How PCOS Affects Thinking Skills and Memory
While PCOS has been linked to metabolic diseases such as obesity and diabetes, which can lead to heart problems, less is known about how this condition affects brain health. The new study results suggest that women with the condition experience poorer memory and thinking skills as well as subtle changes in the brain in midlife. This could impact on many levels, including quality of life, career success and financial security.
The study involved 907 women who were between 18 and 30 years old at the start of the study. They were followed for 30 years, during which time they completed tests measuring memory, verbal skills, processing speed and attention. At the time of the examination, 66 participants had polycystic ovary syndrome. In a test measuring attention, participants saw a list of words in different colors and were asked to indicate the color of the ink instead of reading the actual word. For example, the word “blue” could be displayed in red color, so the correct answer was red. The researchers found that women with PCOS performed about 11% worse on this test than those without the disease, on average. After adjusting for age, race and education, the researchers found that women with PCOS scored worse on three of the five tests administered, particularly in the areas of memory, attention and verbal skills, than those without the disease. In years 25 and 30 of the study, brain scans were performed on a smaller group of 291 participants.
Of these, 25 had polycystic ovary syndrome. Using the scans, the researchers examined the integrity of the brain’s white matter pathways by examining the movement of water molecules in brain tissue. The researchers found that white matter integrity was lower in women with polycystic ovary syndrome, which could indicate early signs of brain aging. Further research is needed to confirm these findings and determine how this change occurs, including examining changes women can make to reduce their risk of thinking and memory problems. A limitation of the study was that the diagnosis of polycystic ovary syndrome was not made by a doctor but was based on androgen levels and self-reported symptoms, so participants may not have accurately remembered all of the information.
PCOS and Increased Risk of COVID-19
Women with PCOS are at increased risk of developing cardiometabolic diseases such as type 2 diabetes, non-alcoholic fatty liver disease and hypertension, all of which have been identified as risk factors for COVID-19. Could women with PCOS therefore have a significantly higher risk of becoming infected with COVID-19 than women without this disease?
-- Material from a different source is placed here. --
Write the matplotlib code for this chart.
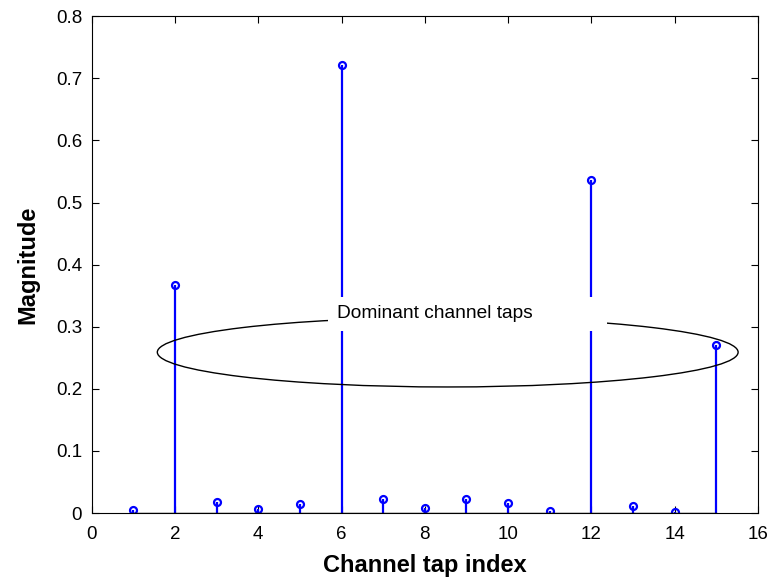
import matplotlib.pyplot as plt
from matplotlib.patches import Ellipse, Rectangle

plt.rcParams['font.family'] = ['Liberation Sans', 'DejaVu Sans']

# Channel tap magnitudes
tap_index = [1, 2, 3, 4, 5, 6, 7, 8, 9, 10, 11, 12, 13, 14, 15]
magnitude = [0.005, 0.367, 0.018, 0.006, 0.015, 0.721, 0.022, 0.008,
             0.022, 0.016, 0.004, 0.536, 0.011, 0.002, 0.270]

fig = plt.figure(figsize=(7.71, 5.81), dpi=100)
ax = fig.add_axes([0.119, 0.117, 0.864, 0.855])

markerline, stemlines, baseline = ax.stem(tap_index, magnitude, basefmt='k-')
plt.setp(stemlines, color='blue', linewidth=1.6)
plt.setp(markerline, color='blue', marker='o', markersize=5,
         markerfacecolor='none', markeredgewidth=1.6)
plt.setp(baseline, linewidth=1.0)

# Ellipse around the dominant taps
ax.add_patch(Ellipse((8.55, 0.259), 13.95, 0.112, fill=False,
                     edgecolor='black', linewidth=1.0, zorder=3))

# White label box over the ellipse and stems
ax.add_patch(Rectangle((5.67, 0.293), 6.71, 0.055, facecolor='white',
                       edgecolor='none', zorder=4))
ax.text(5.88, 0.3215, 'Dominant channel taps', fontsize=13.8,
        va='center', ha='left', zorder=5)

ax.set_xlim(0, 16)
ax.set_ylim(0, 0.8)
ax.set_xticks(range(0, 17, 2))
ax.set_yticks([i / 10 for i in range(9)])
ax.set_yticklabels(['0'] + [f'{i / 10:.1f}' for i in range(1, 9)])
ax.tick_params(direction='in', top=True, right=True, labelsize=13.5, length=5)
ax.tick_params(axis='x', pad=9)
ax.tick_params(axis='y', pad=7)
ax.set_xlabel('Channel tap index', fontsize=17, fontweight='bold', labelpad=8)
ax.set_ylabel('Magnitude', fontsize=17, fontweight='bold', labelpad=12)

fig.savefig('out.png', dpi=100)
To investigate whether the increased metabolic risk in PCOS is associated with an increased risk of COVID-19 infection, a team of researchers from the University of Birmingham conducted a population-based closed cohort study in the United Kingdom during the first wave of the pandemic between January and July 2020. Using GP medical records in the UK, 21,292 women with PCOS and 78,310 female “controls” without PCOS, matched for age and location of GP practice, were studied. The results showed that the risk of developing COVID-19 was 51% higher in women with PCOS than in women of the same age and background who did not have PCOS.
The 26% increased susceptibility to COVID-19 infection in the PCOS cohort persisted – even after adjusting for individual cardio-metabolic risk factors, which are known to occur more frequently in PCOS and are directly linked to increased susceptibility to COVID-19 including obesity, impaired glucose regulation and high blood pressure. Research published in the European Journal of Endocrinology shows that the incidence of COVID-19 in women with PCOS is almost twice as high as in women without PCOS.
However, the study does not provide any information about the risk of a severe course of the COVID-19 infection or about the risk of COVID-19-related long-term complications. Further research is required on this.